One of the major points of having Geometry represented as an object is to be able to establish relationships to answer questions like “Are two geometries touching each other?”  Equals ^^^^^^
You can use JTS to check if two objects are equal:
GeometryFactory geometryFactory = FactoryFinder.getGeometryFactory( null ); WKTReader reader = new WKTReader( geometryFactory ); LineString geometry = (LineString) reader.read("LINESTRING(0 0, 2 0, 5 0)"); LineString geometry = (LineString) reader.read("LINESTRING(5 0, 0 0)"); return geometry.equals( (Geometry) geometry2 );
Please note that equals is not a quick easy check as you might expect - but a real full on spatial comparison of what the data structures mean. The above code example will return true as the two line strings define exactly the same shape.
Force yourself to learn the habit of putting that (Geometry) cast in there; only habit can avoid the mistake of getting confused with Object equals.
This method will fail if called on an invalid geometry.
Common Mistake - Getting confused with Object Equals
Here is an example of this common mistake:
return geometry.equals( other ); // will use Object.equals( obj ) which is the same as the == operator
Here is the correction:
return geometry.equals( (Geometry) other );
Equals Exact Relationship
You can check if two geometries are exactly equal; right down to the coordinate level:
return geometry.equalsExact( (Geometry) geometry2 );
This method is faster than equals( geometry ) and is closer to what normal Java programs assume for a data object equals method implementation. We are checking the internal structure; rather than the meaning.
The equalsExact method is able to function on invalid geometries.
Alternative - Identity Operator
Normal Java identity operator also has its place; don’t forget about it:
return geometry == geometry2;
The geometries have no points in common.:
return geometry.disjoint( geometry2 );
The geometries have at least one point in common.:
return geometry.intersects( geometry2 );
This will test if any point on the boundary or within a geometry is part of the boundary or within a second geometry.
Alternative - not disjoint
This is the opposite of disjoint:
return !geometryA.disjoint( geometry2 );
The geometries only touch edges and do not overlap in any way:
return geometryA.touches( geometry2 );
The geometries do more than touch, they actually overlap edges:
return geometryA.crosses( geometry2 );
One geometry is completely within another (no touching edges):
return geometryA.within( geometry2 );
One geometry contains another:
return geometryA.contains( geometry2 );
The geometries have some points in common; but not all points in common (so if one geometry is inside the other overlaps would be false).
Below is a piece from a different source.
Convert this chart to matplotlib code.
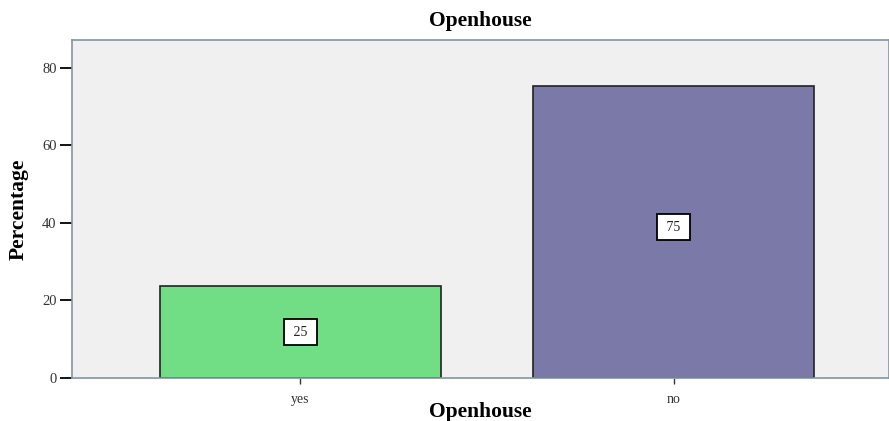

The overlapping section must be the same kind of shape as the two geometries; so two polygons that touch on a point are not considered to be overlapping.:
return geometryA.overlaps( geometry2 );
The definition of the overlaps relationship is a little bit different than that used in common English (normally you would assume that a geometry contained inside another geometry is “overlapping”; to test for that situation use Intersects)
Computes the “DE-9IM Matrix” for two Geometies allowing you to study exactly how they interact with each other.:
IntersectionMatrix m = a.relate(b);
The IntersectionMatrix allows you to separately test how the interior, exterior and edges of two geometries interact. All the above operations can be viewed as a summary of this IntersectionMatrix.